**EXERCISE:**
Give back an exact copy of the lines from the start of the material through the line bearing "2, 1.7, 1.7];". Include both ends and nothing else.
• • • • • • •
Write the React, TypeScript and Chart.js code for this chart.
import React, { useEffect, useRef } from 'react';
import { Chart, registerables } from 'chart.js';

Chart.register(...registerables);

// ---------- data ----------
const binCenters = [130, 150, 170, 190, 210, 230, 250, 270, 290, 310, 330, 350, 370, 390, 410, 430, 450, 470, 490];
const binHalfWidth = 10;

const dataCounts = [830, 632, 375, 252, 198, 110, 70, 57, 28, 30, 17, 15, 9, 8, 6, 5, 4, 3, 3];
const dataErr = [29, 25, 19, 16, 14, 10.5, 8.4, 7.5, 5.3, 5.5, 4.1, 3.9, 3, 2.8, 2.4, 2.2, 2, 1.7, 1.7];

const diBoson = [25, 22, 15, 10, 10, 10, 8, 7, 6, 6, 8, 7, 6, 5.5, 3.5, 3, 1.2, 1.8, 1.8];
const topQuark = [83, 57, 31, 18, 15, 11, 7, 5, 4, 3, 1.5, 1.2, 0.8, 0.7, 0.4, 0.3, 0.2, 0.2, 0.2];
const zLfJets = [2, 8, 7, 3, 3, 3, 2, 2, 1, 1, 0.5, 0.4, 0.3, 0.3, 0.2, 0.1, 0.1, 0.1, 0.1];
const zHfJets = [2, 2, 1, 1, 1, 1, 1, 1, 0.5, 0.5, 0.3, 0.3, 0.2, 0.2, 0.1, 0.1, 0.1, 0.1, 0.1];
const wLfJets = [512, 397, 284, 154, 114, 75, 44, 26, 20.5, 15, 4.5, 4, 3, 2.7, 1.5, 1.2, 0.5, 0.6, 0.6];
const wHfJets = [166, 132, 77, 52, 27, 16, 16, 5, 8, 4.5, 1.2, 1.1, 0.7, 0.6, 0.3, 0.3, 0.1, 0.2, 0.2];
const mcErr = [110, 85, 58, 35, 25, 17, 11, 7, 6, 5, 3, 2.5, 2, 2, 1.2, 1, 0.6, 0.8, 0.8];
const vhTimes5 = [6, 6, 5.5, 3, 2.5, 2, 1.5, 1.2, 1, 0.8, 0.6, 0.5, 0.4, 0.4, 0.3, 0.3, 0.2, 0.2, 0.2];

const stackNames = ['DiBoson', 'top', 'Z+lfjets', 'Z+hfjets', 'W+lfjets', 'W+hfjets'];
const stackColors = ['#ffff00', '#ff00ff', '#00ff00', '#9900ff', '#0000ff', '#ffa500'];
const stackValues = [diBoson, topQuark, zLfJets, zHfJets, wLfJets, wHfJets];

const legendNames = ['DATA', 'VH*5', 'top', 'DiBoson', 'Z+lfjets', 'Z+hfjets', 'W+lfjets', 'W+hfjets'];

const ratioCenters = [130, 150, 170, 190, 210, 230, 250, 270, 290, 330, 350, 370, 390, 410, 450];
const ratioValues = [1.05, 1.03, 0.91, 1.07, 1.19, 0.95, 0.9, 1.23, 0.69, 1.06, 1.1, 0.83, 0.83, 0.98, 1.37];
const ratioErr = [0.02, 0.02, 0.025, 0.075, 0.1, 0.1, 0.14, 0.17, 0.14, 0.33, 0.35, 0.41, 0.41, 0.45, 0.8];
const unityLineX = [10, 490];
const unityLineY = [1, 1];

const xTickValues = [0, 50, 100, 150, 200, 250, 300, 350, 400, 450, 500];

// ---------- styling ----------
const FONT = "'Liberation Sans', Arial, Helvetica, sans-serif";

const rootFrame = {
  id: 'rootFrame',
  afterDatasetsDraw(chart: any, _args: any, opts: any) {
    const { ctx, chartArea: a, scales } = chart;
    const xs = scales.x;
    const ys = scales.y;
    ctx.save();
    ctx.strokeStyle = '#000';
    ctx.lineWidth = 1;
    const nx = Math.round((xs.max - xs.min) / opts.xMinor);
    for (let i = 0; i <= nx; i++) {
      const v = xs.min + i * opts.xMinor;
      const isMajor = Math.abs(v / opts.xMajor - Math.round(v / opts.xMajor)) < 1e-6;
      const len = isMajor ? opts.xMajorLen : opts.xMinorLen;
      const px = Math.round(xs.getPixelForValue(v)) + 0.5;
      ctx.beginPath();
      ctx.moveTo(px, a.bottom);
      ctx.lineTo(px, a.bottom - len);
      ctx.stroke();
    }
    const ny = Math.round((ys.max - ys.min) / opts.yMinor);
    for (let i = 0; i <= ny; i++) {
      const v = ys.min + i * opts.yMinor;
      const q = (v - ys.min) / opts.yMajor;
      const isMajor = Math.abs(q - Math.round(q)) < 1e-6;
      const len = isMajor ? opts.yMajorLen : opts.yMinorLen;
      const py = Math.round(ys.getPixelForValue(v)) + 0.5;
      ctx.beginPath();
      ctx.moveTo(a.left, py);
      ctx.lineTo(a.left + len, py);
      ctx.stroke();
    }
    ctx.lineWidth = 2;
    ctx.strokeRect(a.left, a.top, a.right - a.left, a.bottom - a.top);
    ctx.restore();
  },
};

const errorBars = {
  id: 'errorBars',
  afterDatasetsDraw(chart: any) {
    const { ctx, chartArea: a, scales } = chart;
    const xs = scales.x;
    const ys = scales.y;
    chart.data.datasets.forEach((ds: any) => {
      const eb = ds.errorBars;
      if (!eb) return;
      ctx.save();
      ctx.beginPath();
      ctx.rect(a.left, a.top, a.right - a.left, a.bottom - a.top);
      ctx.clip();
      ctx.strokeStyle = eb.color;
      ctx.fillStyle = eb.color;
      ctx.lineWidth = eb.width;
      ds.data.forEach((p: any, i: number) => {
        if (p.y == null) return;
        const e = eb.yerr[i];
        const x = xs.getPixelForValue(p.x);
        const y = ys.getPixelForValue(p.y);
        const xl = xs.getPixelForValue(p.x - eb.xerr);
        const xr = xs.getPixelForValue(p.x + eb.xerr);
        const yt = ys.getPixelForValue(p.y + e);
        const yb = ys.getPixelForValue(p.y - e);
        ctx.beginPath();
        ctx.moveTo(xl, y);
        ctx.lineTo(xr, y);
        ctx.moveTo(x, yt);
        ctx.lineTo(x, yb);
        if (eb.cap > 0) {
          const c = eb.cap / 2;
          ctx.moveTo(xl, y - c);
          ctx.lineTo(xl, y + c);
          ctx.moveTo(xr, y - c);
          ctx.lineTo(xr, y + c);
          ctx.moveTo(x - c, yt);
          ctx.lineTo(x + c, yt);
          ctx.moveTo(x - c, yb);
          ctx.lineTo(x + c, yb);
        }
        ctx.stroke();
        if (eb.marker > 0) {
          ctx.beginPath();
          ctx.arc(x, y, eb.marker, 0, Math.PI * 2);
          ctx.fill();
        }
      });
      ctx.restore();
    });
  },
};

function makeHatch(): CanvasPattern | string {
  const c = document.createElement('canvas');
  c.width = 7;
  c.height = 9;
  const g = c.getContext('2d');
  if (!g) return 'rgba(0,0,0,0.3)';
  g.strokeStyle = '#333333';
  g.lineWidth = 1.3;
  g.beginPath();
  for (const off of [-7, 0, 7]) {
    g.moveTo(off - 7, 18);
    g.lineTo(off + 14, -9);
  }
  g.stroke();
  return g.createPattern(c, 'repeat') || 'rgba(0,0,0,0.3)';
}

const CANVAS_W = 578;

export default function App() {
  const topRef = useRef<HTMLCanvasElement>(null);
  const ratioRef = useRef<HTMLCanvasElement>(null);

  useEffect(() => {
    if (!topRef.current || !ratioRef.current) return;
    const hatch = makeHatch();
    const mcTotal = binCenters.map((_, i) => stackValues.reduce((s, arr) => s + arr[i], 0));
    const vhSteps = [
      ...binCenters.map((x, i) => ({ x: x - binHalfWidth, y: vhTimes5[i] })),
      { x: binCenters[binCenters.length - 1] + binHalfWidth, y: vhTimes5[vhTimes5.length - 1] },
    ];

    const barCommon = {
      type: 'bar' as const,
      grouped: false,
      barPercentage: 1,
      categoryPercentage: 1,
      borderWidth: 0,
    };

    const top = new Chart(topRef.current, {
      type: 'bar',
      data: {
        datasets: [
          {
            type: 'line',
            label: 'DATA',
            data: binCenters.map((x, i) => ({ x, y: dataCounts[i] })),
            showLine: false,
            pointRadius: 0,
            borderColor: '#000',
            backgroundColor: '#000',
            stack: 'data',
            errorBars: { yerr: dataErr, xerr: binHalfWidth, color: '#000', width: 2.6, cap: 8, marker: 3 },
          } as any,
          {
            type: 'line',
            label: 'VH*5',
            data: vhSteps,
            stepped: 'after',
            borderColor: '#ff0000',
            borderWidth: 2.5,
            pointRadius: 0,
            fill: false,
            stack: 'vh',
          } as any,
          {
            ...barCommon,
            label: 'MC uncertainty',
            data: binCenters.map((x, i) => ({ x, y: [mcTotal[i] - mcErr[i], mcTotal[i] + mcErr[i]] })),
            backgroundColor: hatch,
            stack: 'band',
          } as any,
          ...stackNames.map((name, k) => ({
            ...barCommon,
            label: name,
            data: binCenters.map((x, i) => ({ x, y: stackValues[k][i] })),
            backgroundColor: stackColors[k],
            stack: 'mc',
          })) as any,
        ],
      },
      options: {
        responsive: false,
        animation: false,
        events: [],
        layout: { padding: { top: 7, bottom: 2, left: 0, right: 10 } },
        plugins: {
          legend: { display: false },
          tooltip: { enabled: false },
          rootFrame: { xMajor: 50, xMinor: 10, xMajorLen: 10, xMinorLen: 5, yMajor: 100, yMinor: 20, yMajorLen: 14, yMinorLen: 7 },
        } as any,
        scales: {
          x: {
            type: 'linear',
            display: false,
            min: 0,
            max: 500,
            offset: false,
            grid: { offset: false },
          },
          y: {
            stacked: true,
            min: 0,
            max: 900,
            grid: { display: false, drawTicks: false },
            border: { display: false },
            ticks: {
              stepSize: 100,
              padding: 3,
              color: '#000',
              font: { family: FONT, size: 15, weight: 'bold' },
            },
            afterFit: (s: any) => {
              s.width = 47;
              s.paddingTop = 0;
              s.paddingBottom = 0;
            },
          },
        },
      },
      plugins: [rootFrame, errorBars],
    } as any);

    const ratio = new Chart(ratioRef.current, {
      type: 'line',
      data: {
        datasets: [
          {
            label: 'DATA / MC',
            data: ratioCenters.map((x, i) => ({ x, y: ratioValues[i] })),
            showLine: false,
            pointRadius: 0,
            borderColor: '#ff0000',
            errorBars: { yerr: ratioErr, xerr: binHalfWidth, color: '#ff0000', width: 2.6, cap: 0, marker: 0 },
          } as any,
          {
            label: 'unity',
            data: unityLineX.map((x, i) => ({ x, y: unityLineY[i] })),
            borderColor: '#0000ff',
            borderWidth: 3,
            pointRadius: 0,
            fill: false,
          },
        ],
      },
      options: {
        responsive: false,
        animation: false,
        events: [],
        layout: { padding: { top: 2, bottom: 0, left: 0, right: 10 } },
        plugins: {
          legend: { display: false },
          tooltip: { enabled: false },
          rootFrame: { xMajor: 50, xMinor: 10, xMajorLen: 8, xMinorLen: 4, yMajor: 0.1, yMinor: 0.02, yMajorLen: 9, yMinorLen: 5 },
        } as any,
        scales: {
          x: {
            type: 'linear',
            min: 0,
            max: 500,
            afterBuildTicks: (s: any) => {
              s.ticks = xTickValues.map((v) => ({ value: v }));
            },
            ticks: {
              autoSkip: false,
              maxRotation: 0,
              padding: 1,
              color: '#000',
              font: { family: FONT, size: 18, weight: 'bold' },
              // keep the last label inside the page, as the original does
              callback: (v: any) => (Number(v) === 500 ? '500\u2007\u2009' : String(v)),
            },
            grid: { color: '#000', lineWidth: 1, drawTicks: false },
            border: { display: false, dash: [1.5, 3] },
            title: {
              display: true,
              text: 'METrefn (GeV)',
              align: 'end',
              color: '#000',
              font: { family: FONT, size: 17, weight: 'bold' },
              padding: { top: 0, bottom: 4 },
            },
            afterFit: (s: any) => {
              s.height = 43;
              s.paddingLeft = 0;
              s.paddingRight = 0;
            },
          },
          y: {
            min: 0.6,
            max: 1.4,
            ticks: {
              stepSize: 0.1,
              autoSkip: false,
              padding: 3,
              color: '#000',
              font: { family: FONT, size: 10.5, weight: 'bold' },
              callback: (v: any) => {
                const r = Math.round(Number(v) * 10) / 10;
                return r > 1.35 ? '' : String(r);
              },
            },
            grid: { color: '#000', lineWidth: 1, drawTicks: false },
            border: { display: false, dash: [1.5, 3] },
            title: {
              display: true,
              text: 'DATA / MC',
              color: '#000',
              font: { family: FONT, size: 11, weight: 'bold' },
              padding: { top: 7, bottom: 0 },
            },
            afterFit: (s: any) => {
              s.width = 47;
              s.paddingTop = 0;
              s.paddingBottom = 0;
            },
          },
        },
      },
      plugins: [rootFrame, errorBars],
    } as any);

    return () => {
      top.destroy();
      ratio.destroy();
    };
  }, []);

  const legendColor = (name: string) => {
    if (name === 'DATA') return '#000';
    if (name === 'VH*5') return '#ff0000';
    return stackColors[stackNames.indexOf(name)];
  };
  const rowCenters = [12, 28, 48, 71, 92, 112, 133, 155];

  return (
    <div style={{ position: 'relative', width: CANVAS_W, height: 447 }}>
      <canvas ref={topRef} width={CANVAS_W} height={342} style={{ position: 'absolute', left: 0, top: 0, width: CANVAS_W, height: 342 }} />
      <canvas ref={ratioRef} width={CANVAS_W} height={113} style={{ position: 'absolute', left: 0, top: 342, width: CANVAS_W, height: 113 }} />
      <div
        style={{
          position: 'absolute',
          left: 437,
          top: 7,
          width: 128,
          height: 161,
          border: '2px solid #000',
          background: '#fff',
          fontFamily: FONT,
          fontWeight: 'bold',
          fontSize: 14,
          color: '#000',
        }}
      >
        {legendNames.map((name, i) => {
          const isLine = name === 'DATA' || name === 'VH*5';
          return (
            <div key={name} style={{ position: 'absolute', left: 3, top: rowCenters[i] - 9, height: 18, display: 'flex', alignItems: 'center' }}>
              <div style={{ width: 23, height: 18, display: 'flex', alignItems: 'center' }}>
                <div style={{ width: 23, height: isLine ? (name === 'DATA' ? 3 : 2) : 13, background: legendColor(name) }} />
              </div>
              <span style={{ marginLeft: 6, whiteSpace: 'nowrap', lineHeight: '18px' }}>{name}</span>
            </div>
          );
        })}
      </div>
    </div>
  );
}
• • • • • • •
**FINAL ANSWER:**
Write the React, TypeScript and Chart.js code for this chart.
import React, { useEffect, useRef } from 'react';
import { Chart, registerables } from 'chart.js';

Chart.register(...registerables);

// ---------- data ----------
const binCenters = [130, 150, 170, 190, 210, 230, 250, 270, 290, 310, 330, 350, 370, 390, 410, 430, 450, 470, 490];
const binHalfWidth = 10;

const dataCounts = [830, 632, 375, 252, 198, 110, 70, 57, 28, 30, 17, 15, 9, 8, 6, 5, 4, 3, 3];
const dataErr = [29, 25, 19, 16, 14, 10.5, 8.4, 7.5, 5.3, 5.5, 4.1, 3.9, 3, 2.8, 2.4, 2.2, 2, 1.7, 1.7];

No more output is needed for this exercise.